Scientology Volunteer Ministers Take a Stand Against Crime in Fiji
Yellow shirts mingled with blue ones on the first day of Crime Prevention Week, when Scientology Volunteer Ministers South Pacific Goodwill Tour brought their anti-crime initiative to the police.
With recidivism rates averaging between 47 - 53% and a parliamentary paper conceding last year that despite the staff/prisoner ratio being 1 to 10 the prison population exceeds capacity, government and law enforcement officials alike know they need effective solutions to combat this growing problem.
Having a great concern, not only for the social ramifications of a prison population that goes back into society only to wreak further harm on their fellow, but also for the lives and future of the criminals themselves, L. Ron Hubbard posed the following question:
If one sincerely hopes to rehabilitate a criminal population then this is the factor one must consider: Where did the criminal lose his self-respect?
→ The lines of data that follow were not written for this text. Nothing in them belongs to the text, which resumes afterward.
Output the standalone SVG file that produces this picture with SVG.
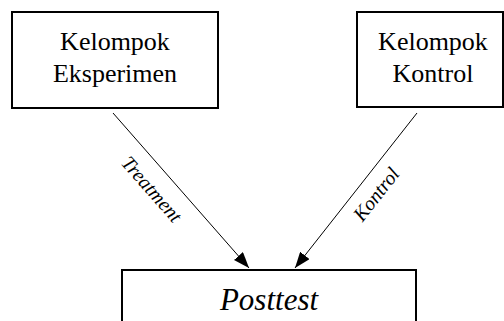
<svg xmlns="http://www.w3.org/2000/svg" width="504" height="321" viewBox="0 0 504 321">
<defs>
<marker id="ah" viewBox="0 0 16 12" refX="16" refY="6" markerWidth="16" markerHeight="12" markerUnits="userSpaceOnUse" orient="auto">
<path d="M0,0 L16,6 L0,12 Z" fill="#000"/>
</marker>
</defs>
<g id="eksperimen">
<rect x="12" y="12" width="206" height="96" fill="#fff" stroke="#000" stroke-width="2"/>
<text font-family="Liberation Serif" font-size="26" text-anchor="middle" x="115" y="50">Kelompok</text>
<text font-family="Liberation Serif" font-size="26" text-anchor="middle" x="115" y="82">Eksperimen</text>
</g>
<g id="kontrol">
<rect x="357" y="12" width="146" height="95" fill="#fff" stroke="#000" stroke-width="2"/>
<text font-family="Liberation Serif" font-size="26" text-anchor="middle" x="433" y="50">Kelompok</text>
<text font-family="Liberation Serif" font-size="26" text-anchor="middle" x="433" y="82">Kontrol</text>
</g>
<g id="posttest">
<rect x="122" y="270" width="294" height="60" fill="#fff" stroke="#000" stroke-width="2"/>
<text font-family="Liberation Serif" font-style="italic" font-size="31" text-anchor="middle" x="269" y="310">Posttest</text>
</g>
<g id="connectors" stroke="#000" stroke-width="1" fill="none">
<line x1="113" y1="113" x2="249" y2="268" marker-end="url(#ah)"/>
<line x1="417" y1="113" x2="295" y2="268" marker-end="url(#ah)"/>
</g>
<g id="labels">
<text font-family="Liberation Serif" font-style="italic" font-size="20" text-anchor="middle" transform="rotate(48.7 152 189)" x="152" y="196">Treatment</text>
<text font-family="Liberation Serif" font-style="italic" font-size="20" text-anchor="middle" transform="rotate(-51.8 376 194)" x="376" y="201">Kontrol</text>
</g>
</svg>
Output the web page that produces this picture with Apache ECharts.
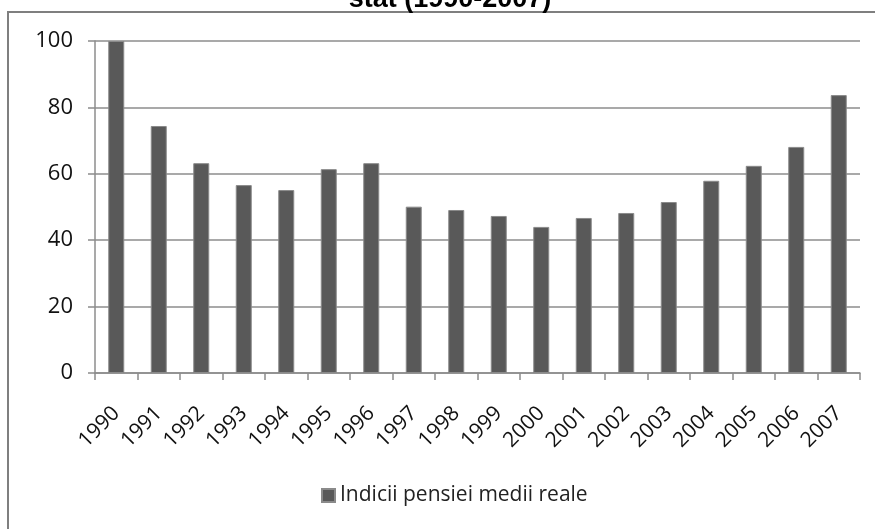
<!DOCTYPE html>
<html>
<head>
<meta charset="utf-8">
<script src="https://cdn.jsdelivr.net/npm/echarts@6/dist/echarts.min.js"></script>
<style>
  html, body { margin: 0; padding: 0; background: #fff; }
  #chart { width: 875px; height: 529px; }
</style>
</head>
<body>
<div id="chart"></div>
<script>
// ani si indicii pensiei medii reale (1990 = 100)
var years = ['1990', '1991', '1992', '1993', '1994', '1995', '1996', '1997', '1998',
  '1999', '2000', '2001', '2002', '2003', '2004', '2005', '2006', '2007'];
var indici = [100, 74.4, 63.2, 56.6, 55.1, 61.4, 63.2, 50.1, 49.1,
  47.3, 44.0, 46.7, 48.2, 51.5, 57.9, 62.4, 68.1, 83.7];
var yTicks = [0, 20, 40, 60, 80, 100];

var chart = echarts.init(document.getElementById('chart'));

var option = {
  backgroundColor: '#fff',
  animation: false,
  title: {
    text: 'stat (1990-2007)',
    left: 445,
    textAlign: 'center',
    top: -19,
    textStyle: {
      fontFamily: 'Liberation Sans',
      fontWeight: 'bold',
      fontSize: 27,
      color: '#000'
    }
  },
  graphic: [{
    type: 'rect',
    shape: { x: 8, y: 12, width: 900, height: 600 },
    style: { fill: '#fff', stroke: '#7f7f7f', lineWidth: 2 },
    z: -10,
    silent: true
  }],
  legend: {
    bottom: 18,
    left: 316,
    itemWidth: 13,
    itemHeight: 13,
    icon: 'rect',
    textStyle: { fontFamily: 'Open Sans', fontSize: 21, color: '#222' },
    data: ['Indicii pensiei medii reale']
  },
  grid: { left: 95, right: 15, top: 41, bottom: 156 },
  xAxis: {
    type: 'category',
    data: years,
    axisLine: { lineStyle: { color: '#8c8c8c', width: 1.5 } },
    axisTick: { show: true, length: 7, lineStyle: { color: '#8c8c8c', width: 1.5 } },
    axisLabel: {
      rotate: 45,
      margin: 37,
      fontFamily: 'Open Sans',
      fontSize: 21,
      color: '#111'
    }
  },
  yAxis: {
    type: 'value',
    min: yTicks[0],
    max: yTicks[yTicks.length - 1],
    interval: 20,
    axisLine: { show: true, lineStyle: { color: '#8c8c8c', width: 1.5 } },
    axisTick: { show: true, length: 7, lineStyle: { color: '#8c8c8c', width: 1.5 } },
    splitLine: { lineStyle: { color: '#8c8c8c', width: 1.5 } },
    axisLabel: {
      margin: 22,
      fontFamily: 'Open Sans',
      fontSize: 22,
      color: '#111'
    }
  },
  series: [{
    name: 'Indicii pensiei medii reale',
    type: 'bar',
    data: indici,
    barWidth: 16,
    itemStyle: { color: '#595959', borderColor: '#8a8a8a', borderWidth: 1 }
  }]
};

chart.setOption(option);
</script>
</body>
</html>
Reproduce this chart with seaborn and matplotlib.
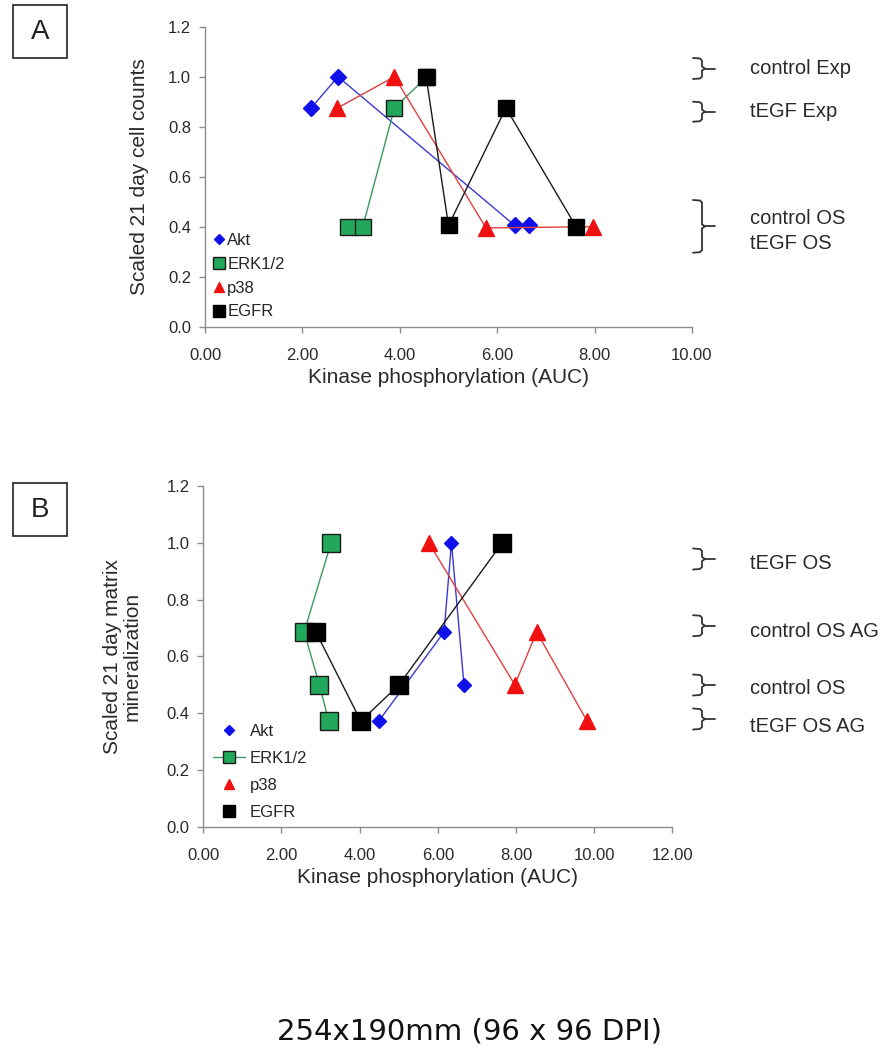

Noting this as the key point that has to be addressed, Mr. Hubbard discovered technology to rehabilitate this precious commodity, and had it included in a chapter of the Scientology Handbook, the textbook used to train Scientology Volunteer Ministers: the "Honesty and Integrity" chapter of the Scientology Handbook, which has also been published as a booklet by the same name.
And when they saw the information in the booklet, it made so much sense to them that one of the divisional commanders decided to have all his officers do the course based on this information.